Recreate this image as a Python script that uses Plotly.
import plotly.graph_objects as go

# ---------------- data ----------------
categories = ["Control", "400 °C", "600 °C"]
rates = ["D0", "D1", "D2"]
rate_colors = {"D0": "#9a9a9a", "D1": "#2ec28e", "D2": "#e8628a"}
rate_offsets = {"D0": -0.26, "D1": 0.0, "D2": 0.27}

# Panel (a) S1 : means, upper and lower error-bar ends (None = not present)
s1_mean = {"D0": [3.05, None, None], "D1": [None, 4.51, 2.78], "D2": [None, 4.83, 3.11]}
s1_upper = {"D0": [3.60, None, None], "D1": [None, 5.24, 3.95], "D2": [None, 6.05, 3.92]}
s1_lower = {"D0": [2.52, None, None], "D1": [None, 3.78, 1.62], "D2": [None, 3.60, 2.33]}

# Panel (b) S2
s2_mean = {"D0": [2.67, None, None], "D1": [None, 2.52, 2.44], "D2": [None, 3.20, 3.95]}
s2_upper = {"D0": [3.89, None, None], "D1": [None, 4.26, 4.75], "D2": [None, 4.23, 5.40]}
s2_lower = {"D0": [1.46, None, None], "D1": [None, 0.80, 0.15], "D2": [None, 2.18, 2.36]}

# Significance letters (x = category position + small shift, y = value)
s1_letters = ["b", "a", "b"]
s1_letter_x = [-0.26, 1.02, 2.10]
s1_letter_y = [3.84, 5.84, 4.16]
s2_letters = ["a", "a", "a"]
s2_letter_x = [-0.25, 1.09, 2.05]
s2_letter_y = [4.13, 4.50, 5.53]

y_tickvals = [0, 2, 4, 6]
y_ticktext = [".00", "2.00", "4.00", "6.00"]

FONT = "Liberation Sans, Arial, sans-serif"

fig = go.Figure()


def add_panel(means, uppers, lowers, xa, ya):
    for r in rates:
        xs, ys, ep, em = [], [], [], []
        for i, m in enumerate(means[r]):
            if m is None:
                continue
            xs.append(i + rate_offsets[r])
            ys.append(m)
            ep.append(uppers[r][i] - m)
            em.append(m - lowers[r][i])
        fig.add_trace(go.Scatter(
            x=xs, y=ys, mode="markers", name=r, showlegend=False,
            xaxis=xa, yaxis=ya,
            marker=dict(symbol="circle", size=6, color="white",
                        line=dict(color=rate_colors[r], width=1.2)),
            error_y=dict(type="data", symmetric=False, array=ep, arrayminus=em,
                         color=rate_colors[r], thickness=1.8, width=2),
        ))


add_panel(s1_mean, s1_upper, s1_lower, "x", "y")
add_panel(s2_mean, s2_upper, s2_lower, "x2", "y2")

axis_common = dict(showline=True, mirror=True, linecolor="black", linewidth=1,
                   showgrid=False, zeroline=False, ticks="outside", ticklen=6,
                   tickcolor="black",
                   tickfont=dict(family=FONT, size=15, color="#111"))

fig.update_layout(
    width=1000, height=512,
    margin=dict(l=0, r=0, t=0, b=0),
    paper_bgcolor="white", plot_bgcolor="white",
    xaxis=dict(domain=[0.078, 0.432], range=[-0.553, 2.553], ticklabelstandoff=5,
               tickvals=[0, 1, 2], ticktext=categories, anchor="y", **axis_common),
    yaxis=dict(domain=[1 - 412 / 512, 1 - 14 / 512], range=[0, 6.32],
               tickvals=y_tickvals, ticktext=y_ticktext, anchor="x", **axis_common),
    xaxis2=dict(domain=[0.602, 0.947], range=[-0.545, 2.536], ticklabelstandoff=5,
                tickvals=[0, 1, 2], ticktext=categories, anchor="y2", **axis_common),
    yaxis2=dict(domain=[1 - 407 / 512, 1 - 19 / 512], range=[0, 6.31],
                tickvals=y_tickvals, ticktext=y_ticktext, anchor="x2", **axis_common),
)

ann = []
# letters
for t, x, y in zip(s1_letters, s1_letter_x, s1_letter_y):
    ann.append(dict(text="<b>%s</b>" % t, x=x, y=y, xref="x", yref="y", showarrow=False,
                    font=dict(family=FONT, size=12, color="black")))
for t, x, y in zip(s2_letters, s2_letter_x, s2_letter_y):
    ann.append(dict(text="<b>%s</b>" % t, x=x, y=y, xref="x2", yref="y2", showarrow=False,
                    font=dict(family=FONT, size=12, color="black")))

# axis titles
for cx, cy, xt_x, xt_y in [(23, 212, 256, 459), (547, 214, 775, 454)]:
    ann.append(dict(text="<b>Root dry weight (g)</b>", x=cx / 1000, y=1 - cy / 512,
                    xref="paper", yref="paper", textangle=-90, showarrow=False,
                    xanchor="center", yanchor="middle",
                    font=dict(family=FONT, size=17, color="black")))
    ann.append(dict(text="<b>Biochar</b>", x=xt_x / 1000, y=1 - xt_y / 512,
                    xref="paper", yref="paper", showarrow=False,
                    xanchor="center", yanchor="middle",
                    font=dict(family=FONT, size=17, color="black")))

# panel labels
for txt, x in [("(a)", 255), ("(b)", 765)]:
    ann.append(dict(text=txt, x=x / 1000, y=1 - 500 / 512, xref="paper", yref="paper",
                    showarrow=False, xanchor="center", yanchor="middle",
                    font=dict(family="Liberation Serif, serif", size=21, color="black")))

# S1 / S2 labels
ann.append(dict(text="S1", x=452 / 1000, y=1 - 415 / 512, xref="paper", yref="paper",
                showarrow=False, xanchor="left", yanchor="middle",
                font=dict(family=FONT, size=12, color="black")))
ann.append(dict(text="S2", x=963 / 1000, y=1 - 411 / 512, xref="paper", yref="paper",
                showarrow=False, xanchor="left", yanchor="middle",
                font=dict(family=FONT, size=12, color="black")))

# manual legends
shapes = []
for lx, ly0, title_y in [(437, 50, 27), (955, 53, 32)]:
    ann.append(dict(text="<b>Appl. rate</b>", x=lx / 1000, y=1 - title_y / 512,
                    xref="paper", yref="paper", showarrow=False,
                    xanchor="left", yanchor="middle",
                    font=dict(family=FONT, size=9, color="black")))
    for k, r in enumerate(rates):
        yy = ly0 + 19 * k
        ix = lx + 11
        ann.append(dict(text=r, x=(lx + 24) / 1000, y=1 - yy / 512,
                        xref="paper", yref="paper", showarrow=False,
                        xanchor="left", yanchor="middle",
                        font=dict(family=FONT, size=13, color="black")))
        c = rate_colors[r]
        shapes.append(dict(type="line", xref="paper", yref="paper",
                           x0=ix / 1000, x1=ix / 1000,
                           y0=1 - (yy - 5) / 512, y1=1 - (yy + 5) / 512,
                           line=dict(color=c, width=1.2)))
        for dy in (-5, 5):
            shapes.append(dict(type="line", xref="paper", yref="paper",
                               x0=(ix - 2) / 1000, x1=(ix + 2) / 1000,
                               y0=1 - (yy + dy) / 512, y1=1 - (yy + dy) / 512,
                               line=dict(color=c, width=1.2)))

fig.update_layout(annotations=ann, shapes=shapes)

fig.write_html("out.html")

**Your instructions:**
Copy down the material exactly as written.

**Worked answer:**
Recreate this image as a Python script that uses Plotly.
import plotly.graph_objects as go

# ---------------- data ----------------
categories = ["Control", "400 °C", "600 °C"]
rates = ["D0", "D1", "D2"]
rate_colors = {"D0": "#9a9a9a", "D1": "#2ec28e", "D2": "#e8628a"}
rate_offsets = {"D0": -0.26, "D1": 0.0, "D2": 0.27}

# Panel (a) S1 : means, upper and lower error-bar ends (None = not present)
s1_mean = {"D0": [3.05, None, None], "D1": [None, 4.51, 2.78], "D2": [None, 4.83, 3.11]}
s1_upper = {"D0": [3.60, None, None], "D1": [None, 5.24, 3.95], "D2": [None, 6.05, 3.92]}
s1_lower = {"D0": [2.52, None, None], "D1": [None, 3.78, 1.62], "D2": [None, 3.60, 2.33]}

# Panel (b) S2
s2_mean = {"D0": [2.67, None, None], "D1": [None, 2.52, 2.44], "D2": [None, 3.20, 3.95]}
s2_upper = {"D0": [3.89, None, None], "D1": [None, 4.26, 4.75], "D2": [None, 4.23, 5.40]}
s2_lower = {"D0": [1.46, None, None], "D1": [None, 0.80, 0.15], "D2": [None, 2.18, 2.36]}

# Significance letters (x = category position + small shift, y = value)
s1_letters = ["b", "a", "b"]
s1_letter_x = [-0.26, 1.02, 2.10]
s1_letter_y = [3.84, 5.84, 4.16]
s2_letters = ["a", "a", "a"]
s2_letter_x = [-0.25, 1.09, 2.05]
s2_letter_y = [4.13, 4.50, 5.53]

y_tickvals = [0, 2, 4, 6]
y_ticktext = [".00", "2.00", "4.00", "6.00"]

FONT = "Liberation Sans, Arial, sans-serif"

fig = go.Figure()


def add_panel(means, uppers, lowers, xa, ya):
    for r in rates:
        xs, ys, ep, em = [], [], [], []
        for i, m in enumerate(means[r]):
            if m is None:
                continue
            xs.append(i + rate_offsets[r])
            ys.append(m)
            ep.append(uppers[r][i] - m)
            em.append(m - lowers[r][i])
        fig.add_trace(go.Scatter(
            x=xs, y=ys, mode="markers", name=r, showlegend=False,
            xaxis=xa, yaxis=ya,
            marker=dict(symbol="circle", size=6, color="white",
                        line=dict(color=rate_colors[r], width=1.2)),
            error_y=dict(type="data", symmetric=False, array=ep, arrayminus=em,
                         color=rate_colors[r], thickness=1.8, width=2),
        ))


add_panel(s1_mean, s1_upper, s1_lower, "x", "y")
add_panel(s2_mean, s2_upper, s2_lower, "x2", "y2")

axis_common = dict(showline=True, mirror=True, linecolor="black", linewidth=1,
                   showgrid=False, zeroline=False, ticks="outside", ticklen=6,
                   tickcolor="black",
                   tickfont=dict(family=FONT, size=15, color="#111"))

fig.update_layout(
    width=1000, height=512,
    margin=dict(l=0, r=0, t=0, b=0),
    paper_bgcolor="white", plot_bgcolor="white",
    xaxis=dict(domain=[0.078, 0.432], range=[-0.553, 2.553], ticklabelstandoff=5,
               tickvals=[0, 1, 2], ticktext=categories, anchor="y", **axis_common),
    yaxis=dict(domain=[1 - 412 / 512, 1 - 14 / 512], range=[0, 6.32],
               tickvals=y_tickvals, ticktext=y_ticktext, anchor="x", **axis_common),
    xaxis2=dict(domain=[0.602, 0.947], range=[-0.545, 2.536], ticklabelstandoff=5,
                tickvals=[0, 1, 2], ticktext=categories, anchor="y2", **axis_common),
    yaxis2=dict(domain=[1 - 407 / 512, 1 - 19 / 512], range=[0, 6.31],
                tickvals=y_tickvals, ticktext=y_ticktext, anchor="x2", **axis_common),
)

ann = []
# letters
for t, x, y in zip(s1_letters, s1_letter_x, s1_letter_y):
    ann.append(dict(text="<b>%s</b>" % t, x=x, y=y, xref="x", yref="y", showarrow=False,
                    font=dict(family=FONT, size=12, color="black")))
for t, x, y in zip(s2_letters, s2_letter_x, s2_letter_y):
    ann.append(dict(text="<b>%s</b>" % t, x=x, y=y, xref="x2", yref="y2", showarrow=False,
                    font=dict(family=FONT, size=12, color="black")))

# axis titles
for cx, cy, xt_x, xt_y in [(23, 212, 256, 459), (547, 214, 775, 454)]:
    ann.append(dict(text="<b>Root dry weight (g)</b>", x=cx / 1000, y=1 - cy / 512,
                    xref="paper", yref="paper", textangle=-90, showarrow=False,
                    xanchor="center", yanchor="middle",
                    font=dict(family=FONT, size=17, color="black")))
    ann.append(dict(text="<b>Biochar</b>", x=xt_x / 1000, y=1 - xt_y / 512,
                    xref="paper", yref="paper", showarrow=False,
                    xanchor="center", yanchor="middle",
                    font=dict(family=FONT, size=17, color="black")))

# panel labels
for txt, x in [("(a)", 255), ("(b)", 765)]:
    ann.append(dict(text=txt, x=x / 1000, y=1 - 500 / 512, xref="paper", yref="paper",
                    showarrow=False, xanchor="center", yanchor="middle",
                    font=dict(family="Liberation Serif, serif", size=21, color="black")))

# S1 / S2 labels
ann.append(dict(text="S1", x=452 / 1000, y=1 - 415 / 512, xref="paper", yref="paper",
                showarrow=False, xanchor="left", yanchor="middle",
                font=dict(family=FONT, size=12, color="black")))
ann.append(dict(text="S2", x=963 / 1000, y=1 - 411 / 512, xref="paper", yref="paper",
                showarrow=False, xanchor="left", yanchor="middle",
                font=dict(family=FONT, size=12, color="black")))

# manual legends
shapes = []
for lx, ly0, title_y in [(437, 50, 27), (955, 53, 32)]:
    ann.append(dict(text="<b>Appl. rate</b>", x=lx / 1000, y=1 - title_y / 512,
                    xref="paper", yref="paper", showarrow=False,
                    xanchor="left", yanchor="middle",
                    font=dict(family=FONT, size=9, color="black")))
    for k, r in enumerate(rates):
        yy = ly0 + 19 * k
        ix = lx + 11
        ann.append(dict(text=r, x=(lx + 24) / 1000, y=1 - yy / 512,
                        xref="paper", yref="paper", showarrow=False,
                        xanchor="left", yanchor="middle",
                        font=dict(family=FONT, size=13, color="black")))
        c = rate_colors[r]
        shapes.append(dict(type="line", xref="paper", yref="paper",
                           x0=ix / 1000, x1=ix / 1000,
                           y0=1 - (yy - 5) / 512, y1=1 - (yy + 5) / 512,
                           line=dict(color=c, width=1.2)))
        for dy in (-5, 5):
            shapes.append(dict(type="line", xref="paper", yref="paper",
                               x0=(ix - 2) / 1000, x1=(ix + 2) / 1000,
                               y0=1 - (yy + dy) / 512, y1=1 - (yy + dy) / 512,
                               line=dict(color=c, width=1.2)))

fig.update_layout(annotations=ann, shapes=shapes)

fig.write_html("out.html")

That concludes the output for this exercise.